A spokesman for the RCMP in Westlock County told The Guardian Monday Kelly is not the subject of any police investigation.
Kelly, who was hired last year as Charlottetown’s chief administrative officer, was found to have contravened Alberta’s Municipal Government Act when he served as CAO for Westlock County.
A municipal inspection report, conducted by the independent third-party Strategic Steps Inc. on behalf of Alberta’s department of municipal affairs, was released last month.
The report found Kelly acted without council approval on a land deal and appeared to not exercise “reasonable oversight of capital project costs’’ while serving as CAO.
Kelly issued a statement on Sept. 1 claiming he was being unfairly made a scapegoat.
He called the report a “witch hunt’’ that was “lacking, disappointing and incomplete at best.’’
Earlier this year, the capital city lifted Kelly’s probationary status as CAO that was put in place due to the ongoing review of the land deal in Alberta that saw Westlock County spend more than $375,000 to develop the land but based on market trends stood to lose more than $200,000 on the deal due to cost overruns.

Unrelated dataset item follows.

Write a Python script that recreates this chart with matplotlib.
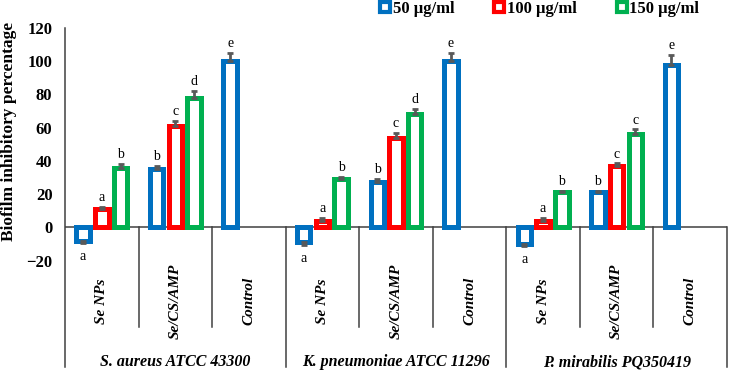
import matplotlib
matplotlib.use('Agg')
import matplotlib.pyplot as plt
import numpy as np
from matplotlib.lines import Line2D

plt.rcParams['font.family'] = ['Liberation Serif', 'DejaVu Serif']

# data
strains = ['S. aureus ATCC 43300', 'K. pneumoniae ATCC 11296', 'P. mirabilis PQ350419']
treatments = ['Se NPs', 'Se/CS/AMP', 'Control']
doses = ['50 µg/ml', '100 µg/ml', '150 µg/ml']
colors = ['#0070C0', '#FF0000', '#00B050']

# one row per category (strain x treatment), columns = doses
values = np.array([
    [-8, 11, 36], [35, 61, 78], [100, np.nan, np.nan],
    [-9, 4, 29], [27.5, 54, 68], [100, np.nan, np.nan],
    [-10, 4, 21], [21, 37, 56.5], [98, np.nan, np.nan],
])
errors = np.array([
    [1.5, 1.5, 2], [2, 3, 4], [5, 0, 0],
    [1.5, 1.5, 1.5], [1.5, 3, 3.5], [5, 0, 0],
    [1.5, 1.5, 1], [1, 1.5, 2.5], [6, 0, 0],
])
letters = [
    ['a', 'a', 'b'], ['b', 'c', 'd'], ['e', '', ''],
    ['a', 'a', 'b'], ['b', 'c', 'd'], ['e', '', ''],
    ['a', 'a', 'b'], ['b', 'c', 'c'], ['e', '', ''],
]

W, H = 730, 372
fig = plt.figure(figsize=(W / 100, H / 100), dpi=100)
ax = fig.add_axes([65 / W, 111.4 / H, 662 / W, 232.6 / H])

x = np.arange(len(values))
offsets = [-0.255, 0, 0.255]
bw = 0.183
for j in range(3):
    v = values[:, j]
    ok = ~np.isnan(v)
    ax.bar(x[ok] + offsets[j], v[ok], width=bw, facecolor='white',
           edgecolor=colors[j], linewidth=3.6, zorder=3, label=doses[j])
    e = errors[ok, j]
    lo = np.where(v[ok] < 0, e, 0)
    hi = np.where(v[ok] < 0, 0, e)
    ax.errorbar(x[ok] + offsets[j], v[ok], yerr=[lo, hi], fmt='none',
                ecolor='#595959', elinewidth=2, capsize=2.2, capthick=2, zorder=4)
    for xi, vi, ei, lab in zip(x[ok], v[ok], e, np.array(letters)[ok, j]):
        if vi >= 0:
            ax.annotate(lab, (xi + offsets[j], vi + ei), xytext=(0, 2),
                        textcoords='offset points', ha='center', va='bottom', fontsize=10)
        else:
            ax.annotate(lab, (xi + offsets[j], vi - ei), xytext=(0, -5),
                        textcoords='offset points', ha='center', va='top', fontsize=10)

ax.set_xlim(-0.5, len(values) - 0.5)
ax.set_ylim(-20, 120)
ax.set_yticks(np.arange(-20, 121, 20))
ax.tick_params(axis='y', length=0, pad=9, labelsize=12)
for t in ax.get_yticklabels():
    t.set_fontweight('bold')
ax.set_xticks([])
for s in ax.spines.values():
    s.set_visible(False)

line_c = '#404040'
ax.axhline(0, color=line_c, lw=1.1, zorder=2)
tr = ax.get_xaxis_transform()
y0 = 20 / 140
ax.plot([-0.5, -0.5], [1.0, -0.457], color=line_c, lw=1.1, transform=tr, clip_on=False)
for b in [2.5, 5.5, 8.5]:
    ax.plot([b, b], [y0, -0.457], color=line_c, lw=1.1, transform=tr, clip_on=False)
for b in [0.5, 1.5, 3.5, 4.5, 6.5, 7.5]:
    ax.plot([b, b], [y0, -0.285], color=line_c, lw=1.1, transform=tr, clip_on=False)

for i in range(len(values)):
    ax.text(x[i], -0.174, treatments[i % 3], transform=tr, rotation=90,
            ha='center', va='center', fontsize=11, fontweight='bold', style='italic')
for g, name in enumerate(strains):
    ax.text(3 * g + 1, -0.436, name, transform=tr, ha='center', va='center',
            fontsize=11.5, fontweight='bold', style='italic')

fig.text(9 / W, 1 - 131.5 / H, 'Biofilm inhibitory percentage', rotation=90,
         ha='center', va='center', fontsize=12.5, fontweight='bold')

handles = [Line2D([], [], marker='s', linestyle='none', markerfacecolor='white',
                  markeredgecolor=c, markeredgewidth=3, markersize=7) for c in colors]
fig.legend(handles, doses, loc='center left', bbox_to_anchor=(372 / W, 1 - 9 / H),
           ncol=3, frameon=False, handlelength=0.6, handletextpad=0.15,
           columnspacing=2.4, prop={'weight': 'bold', 'size': 12}, borderpad=0)

fig.savefig('out.png', dpi=100)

In giving Kelly permanent status, council made it clear that should he be convicted of being in violation of any law, his employment status would be reviewed.
Charlottetown city council won’t be making a decision of the future of Kelly until later this month.
The city issued a statement last week stating Mayor Clifford Lee and council met privately with a lawyer to review the municipal inspection report.
It was decided more time was required to thoroughly review the report’s details and discuss at greater length with all members of council.